_TASK INSTRUCTIONS_
Repeat exactly the lines from the start through the line with "const yTicks = [0,5,10,15,20,25,30,35,40,45,50];", both ends included.

_AVAILABLE DATA_
···
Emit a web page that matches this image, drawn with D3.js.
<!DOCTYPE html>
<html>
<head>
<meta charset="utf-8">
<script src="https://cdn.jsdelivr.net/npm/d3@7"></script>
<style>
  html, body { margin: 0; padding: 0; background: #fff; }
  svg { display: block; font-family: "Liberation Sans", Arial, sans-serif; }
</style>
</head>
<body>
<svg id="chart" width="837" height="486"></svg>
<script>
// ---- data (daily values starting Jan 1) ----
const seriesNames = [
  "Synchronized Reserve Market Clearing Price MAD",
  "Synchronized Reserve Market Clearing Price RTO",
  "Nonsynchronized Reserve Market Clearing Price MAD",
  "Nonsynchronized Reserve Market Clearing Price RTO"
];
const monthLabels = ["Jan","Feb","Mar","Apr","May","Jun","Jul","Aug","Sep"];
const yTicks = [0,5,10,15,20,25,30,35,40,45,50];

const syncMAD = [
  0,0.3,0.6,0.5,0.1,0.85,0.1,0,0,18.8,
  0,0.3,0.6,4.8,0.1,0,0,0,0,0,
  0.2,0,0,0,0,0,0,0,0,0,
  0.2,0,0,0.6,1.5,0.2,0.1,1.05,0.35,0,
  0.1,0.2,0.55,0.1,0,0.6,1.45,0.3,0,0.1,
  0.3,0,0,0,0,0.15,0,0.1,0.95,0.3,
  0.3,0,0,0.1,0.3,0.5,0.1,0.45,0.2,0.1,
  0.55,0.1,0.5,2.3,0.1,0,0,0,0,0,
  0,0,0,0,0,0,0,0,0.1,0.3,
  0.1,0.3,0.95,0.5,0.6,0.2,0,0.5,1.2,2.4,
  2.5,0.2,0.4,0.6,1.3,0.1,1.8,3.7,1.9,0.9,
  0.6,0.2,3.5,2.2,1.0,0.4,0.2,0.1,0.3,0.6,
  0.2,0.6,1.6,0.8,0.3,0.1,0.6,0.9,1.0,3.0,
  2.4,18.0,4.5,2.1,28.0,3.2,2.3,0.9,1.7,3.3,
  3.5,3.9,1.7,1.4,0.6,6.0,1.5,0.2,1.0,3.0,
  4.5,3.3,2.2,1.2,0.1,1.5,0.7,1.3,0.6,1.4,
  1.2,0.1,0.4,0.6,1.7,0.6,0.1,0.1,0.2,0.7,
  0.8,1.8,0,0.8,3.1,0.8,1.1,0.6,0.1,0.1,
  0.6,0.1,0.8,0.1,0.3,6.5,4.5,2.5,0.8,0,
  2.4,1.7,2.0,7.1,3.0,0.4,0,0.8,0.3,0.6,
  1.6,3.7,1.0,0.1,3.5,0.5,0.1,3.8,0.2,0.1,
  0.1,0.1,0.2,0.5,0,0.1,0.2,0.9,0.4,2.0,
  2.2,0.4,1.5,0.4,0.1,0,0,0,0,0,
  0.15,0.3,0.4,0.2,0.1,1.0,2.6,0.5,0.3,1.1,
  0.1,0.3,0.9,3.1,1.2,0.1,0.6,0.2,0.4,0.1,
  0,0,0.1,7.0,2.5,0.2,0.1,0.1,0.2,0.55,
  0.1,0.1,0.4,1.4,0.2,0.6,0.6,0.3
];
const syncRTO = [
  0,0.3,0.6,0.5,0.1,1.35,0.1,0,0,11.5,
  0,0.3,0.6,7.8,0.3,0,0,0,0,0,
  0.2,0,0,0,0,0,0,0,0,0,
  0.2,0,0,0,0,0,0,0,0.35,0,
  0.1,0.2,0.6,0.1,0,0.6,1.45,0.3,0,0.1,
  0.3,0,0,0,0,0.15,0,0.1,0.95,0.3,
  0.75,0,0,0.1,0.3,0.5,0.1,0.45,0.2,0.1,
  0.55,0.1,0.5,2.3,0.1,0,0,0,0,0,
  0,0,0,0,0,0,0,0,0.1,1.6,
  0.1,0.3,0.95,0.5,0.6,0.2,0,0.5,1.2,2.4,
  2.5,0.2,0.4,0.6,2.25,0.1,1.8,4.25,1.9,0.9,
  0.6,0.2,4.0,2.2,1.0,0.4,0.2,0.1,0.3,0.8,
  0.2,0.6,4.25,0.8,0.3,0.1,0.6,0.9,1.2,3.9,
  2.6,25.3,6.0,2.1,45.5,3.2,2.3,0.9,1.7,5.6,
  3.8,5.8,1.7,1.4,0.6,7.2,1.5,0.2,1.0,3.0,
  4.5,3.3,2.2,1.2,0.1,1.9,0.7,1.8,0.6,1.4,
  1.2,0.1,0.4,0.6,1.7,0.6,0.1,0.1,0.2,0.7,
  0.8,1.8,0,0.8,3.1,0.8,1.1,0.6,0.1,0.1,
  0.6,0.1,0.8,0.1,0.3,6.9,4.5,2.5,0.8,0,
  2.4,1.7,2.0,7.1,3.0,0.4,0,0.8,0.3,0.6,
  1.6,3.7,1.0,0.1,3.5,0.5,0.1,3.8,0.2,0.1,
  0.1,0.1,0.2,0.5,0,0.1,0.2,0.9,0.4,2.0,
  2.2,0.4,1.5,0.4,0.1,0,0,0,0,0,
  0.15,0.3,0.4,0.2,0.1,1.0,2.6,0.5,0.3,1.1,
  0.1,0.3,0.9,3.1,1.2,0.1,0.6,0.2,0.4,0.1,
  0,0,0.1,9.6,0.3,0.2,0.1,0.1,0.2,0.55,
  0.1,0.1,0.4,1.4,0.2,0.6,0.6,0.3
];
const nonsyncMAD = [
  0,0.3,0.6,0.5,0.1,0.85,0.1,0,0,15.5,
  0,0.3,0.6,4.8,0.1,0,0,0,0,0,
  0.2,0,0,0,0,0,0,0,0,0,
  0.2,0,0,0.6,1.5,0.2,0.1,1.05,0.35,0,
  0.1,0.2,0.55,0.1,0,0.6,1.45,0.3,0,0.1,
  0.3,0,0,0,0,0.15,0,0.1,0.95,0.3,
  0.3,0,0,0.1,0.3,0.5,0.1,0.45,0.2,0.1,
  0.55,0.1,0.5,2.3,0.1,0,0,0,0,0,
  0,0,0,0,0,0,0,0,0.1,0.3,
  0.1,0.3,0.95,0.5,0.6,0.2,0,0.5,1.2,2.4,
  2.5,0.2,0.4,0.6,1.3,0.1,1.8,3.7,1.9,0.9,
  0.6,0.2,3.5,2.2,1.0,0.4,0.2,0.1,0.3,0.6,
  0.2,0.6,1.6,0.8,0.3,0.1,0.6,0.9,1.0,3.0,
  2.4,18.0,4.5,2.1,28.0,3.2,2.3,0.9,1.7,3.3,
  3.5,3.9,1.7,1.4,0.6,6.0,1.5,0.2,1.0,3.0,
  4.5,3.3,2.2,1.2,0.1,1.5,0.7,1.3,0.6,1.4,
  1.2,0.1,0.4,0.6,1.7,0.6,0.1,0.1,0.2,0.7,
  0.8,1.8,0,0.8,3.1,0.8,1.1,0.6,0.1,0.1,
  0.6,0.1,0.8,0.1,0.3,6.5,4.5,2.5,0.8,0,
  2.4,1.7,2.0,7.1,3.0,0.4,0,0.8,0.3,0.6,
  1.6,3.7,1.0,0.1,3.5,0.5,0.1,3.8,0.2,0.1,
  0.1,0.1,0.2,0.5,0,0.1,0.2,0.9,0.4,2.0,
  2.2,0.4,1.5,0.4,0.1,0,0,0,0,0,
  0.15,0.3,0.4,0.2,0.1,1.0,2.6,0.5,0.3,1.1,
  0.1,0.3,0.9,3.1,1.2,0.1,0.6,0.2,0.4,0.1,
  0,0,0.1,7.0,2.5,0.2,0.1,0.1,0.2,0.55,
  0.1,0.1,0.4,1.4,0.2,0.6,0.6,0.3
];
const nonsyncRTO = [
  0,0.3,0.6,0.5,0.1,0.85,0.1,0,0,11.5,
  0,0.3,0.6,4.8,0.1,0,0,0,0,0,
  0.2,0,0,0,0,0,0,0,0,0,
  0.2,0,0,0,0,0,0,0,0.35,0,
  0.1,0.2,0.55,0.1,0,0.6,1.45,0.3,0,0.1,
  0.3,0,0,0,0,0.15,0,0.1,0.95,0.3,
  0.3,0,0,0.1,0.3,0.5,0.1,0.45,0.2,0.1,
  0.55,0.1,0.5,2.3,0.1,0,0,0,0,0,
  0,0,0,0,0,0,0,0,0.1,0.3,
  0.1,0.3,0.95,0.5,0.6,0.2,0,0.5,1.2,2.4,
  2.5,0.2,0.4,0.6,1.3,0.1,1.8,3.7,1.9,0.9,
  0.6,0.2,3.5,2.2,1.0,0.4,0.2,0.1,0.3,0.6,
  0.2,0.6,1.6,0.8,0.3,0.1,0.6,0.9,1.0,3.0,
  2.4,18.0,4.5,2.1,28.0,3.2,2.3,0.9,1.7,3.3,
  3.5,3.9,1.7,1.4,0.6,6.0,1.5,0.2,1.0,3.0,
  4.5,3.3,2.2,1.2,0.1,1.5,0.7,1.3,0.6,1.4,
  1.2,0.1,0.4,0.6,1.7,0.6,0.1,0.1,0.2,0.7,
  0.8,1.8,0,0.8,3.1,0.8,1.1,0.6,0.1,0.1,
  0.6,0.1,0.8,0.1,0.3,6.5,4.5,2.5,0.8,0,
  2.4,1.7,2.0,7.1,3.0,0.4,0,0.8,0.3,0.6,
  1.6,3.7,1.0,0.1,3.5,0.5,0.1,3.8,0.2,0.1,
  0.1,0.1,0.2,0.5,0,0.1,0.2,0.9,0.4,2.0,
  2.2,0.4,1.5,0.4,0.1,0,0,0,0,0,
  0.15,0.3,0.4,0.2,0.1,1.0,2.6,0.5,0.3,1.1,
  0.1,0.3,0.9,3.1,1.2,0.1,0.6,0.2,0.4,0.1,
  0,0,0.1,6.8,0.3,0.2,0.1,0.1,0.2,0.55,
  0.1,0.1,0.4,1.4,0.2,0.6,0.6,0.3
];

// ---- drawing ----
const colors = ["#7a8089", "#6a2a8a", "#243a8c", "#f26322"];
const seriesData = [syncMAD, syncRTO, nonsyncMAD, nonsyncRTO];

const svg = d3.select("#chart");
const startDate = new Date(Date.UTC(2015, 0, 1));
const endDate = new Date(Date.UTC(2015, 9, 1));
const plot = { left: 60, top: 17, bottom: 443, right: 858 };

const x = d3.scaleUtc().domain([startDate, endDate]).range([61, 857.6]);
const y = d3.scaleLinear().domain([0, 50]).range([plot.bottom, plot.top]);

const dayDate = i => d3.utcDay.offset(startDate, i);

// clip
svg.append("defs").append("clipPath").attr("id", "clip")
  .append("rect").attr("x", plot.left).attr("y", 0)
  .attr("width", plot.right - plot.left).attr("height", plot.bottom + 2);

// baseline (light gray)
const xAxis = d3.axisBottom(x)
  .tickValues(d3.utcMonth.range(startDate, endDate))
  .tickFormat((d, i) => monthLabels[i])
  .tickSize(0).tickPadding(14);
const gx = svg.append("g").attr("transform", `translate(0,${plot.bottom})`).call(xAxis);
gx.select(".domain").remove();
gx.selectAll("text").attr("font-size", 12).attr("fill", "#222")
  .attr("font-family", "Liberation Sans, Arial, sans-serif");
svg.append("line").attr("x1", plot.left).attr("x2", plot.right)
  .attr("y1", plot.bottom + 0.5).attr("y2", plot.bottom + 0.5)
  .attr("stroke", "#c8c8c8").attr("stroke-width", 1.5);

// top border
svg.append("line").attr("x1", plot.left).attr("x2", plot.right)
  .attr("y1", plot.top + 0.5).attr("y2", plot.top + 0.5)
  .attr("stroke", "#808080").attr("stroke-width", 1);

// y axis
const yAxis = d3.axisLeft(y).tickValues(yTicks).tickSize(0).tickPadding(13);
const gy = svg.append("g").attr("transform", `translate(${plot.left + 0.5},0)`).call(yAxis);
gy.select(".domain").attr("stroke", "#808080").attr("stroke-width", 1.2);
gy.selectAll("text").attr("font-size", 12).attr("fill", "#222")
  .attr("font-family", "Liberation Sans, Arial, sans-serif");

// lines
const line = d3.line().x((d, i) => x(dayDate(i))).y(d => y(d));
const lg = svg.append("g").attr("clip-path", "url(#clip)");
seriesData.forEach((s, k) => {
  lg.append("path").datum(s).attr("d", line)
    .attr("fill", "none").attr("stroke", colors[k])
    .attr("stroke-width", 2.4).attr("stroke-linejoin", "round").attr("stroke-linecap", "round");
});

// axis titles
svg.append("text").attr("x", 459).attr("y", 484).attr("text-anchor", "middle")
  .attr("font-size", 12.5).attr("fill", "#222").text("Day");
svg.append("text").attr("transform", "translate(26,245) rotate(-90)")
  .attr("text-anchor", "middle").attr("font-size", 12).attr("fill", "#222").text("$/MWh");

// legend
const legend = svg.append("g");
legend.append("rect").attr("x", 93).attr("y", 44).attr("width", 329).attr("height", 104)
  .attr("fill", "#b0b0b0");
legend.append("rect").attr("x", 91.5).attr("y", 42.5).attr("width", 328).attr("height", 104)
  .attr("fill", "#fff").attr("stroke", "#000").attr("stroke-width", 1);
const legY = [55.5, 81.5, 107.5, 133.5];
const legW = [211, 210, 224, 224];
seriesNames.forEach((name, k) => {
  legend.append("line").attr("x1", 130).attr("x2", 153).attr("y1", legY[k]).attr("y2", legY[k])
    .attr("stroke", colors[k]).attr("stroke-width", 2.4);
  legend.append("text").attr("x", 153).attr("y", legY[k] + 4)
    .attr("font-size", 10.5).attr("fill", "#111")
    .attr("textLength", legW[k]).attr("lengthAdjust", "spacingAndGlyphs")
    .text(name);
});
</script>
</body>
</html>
···
_WRITTEN SOLUTION_
Emit a web page that matches this image, drawn with D3.js.
<!DOCTYPE html>
<html>
<head>
<meta charset="utf-8">
<script src="https://cdn.jsdelivr.net/npm/d3@7"></script>
<style>
  html, body { margin: 0; padding: 0; background: #fff; }
  svg { display: block; font-family: "Liberation Sans", Arial, sans-serif; }
</style>
</head>
<body>
<svg id="chart" width="837" height="486"></svg>
<script>
// ---- data (daily values starting Jan 1) ----
const seriesNames = [
  "Synchronized Reserve Market Clearing Price MAD",
  "Synchronized Reserve Market Clearing Price RTO",
  "Nonsynchronized Reserve Market Clearing Price MAD",
  "Nonsynchronized Reserve Market Clearing Price RTO"
];
const monthLabels = ["Jan","Feb","Mar","Apr","May","Jun","Jul","Aug","Sep"];
const yTicks = [0,5,10,15,20,25,30,35,40,45,50];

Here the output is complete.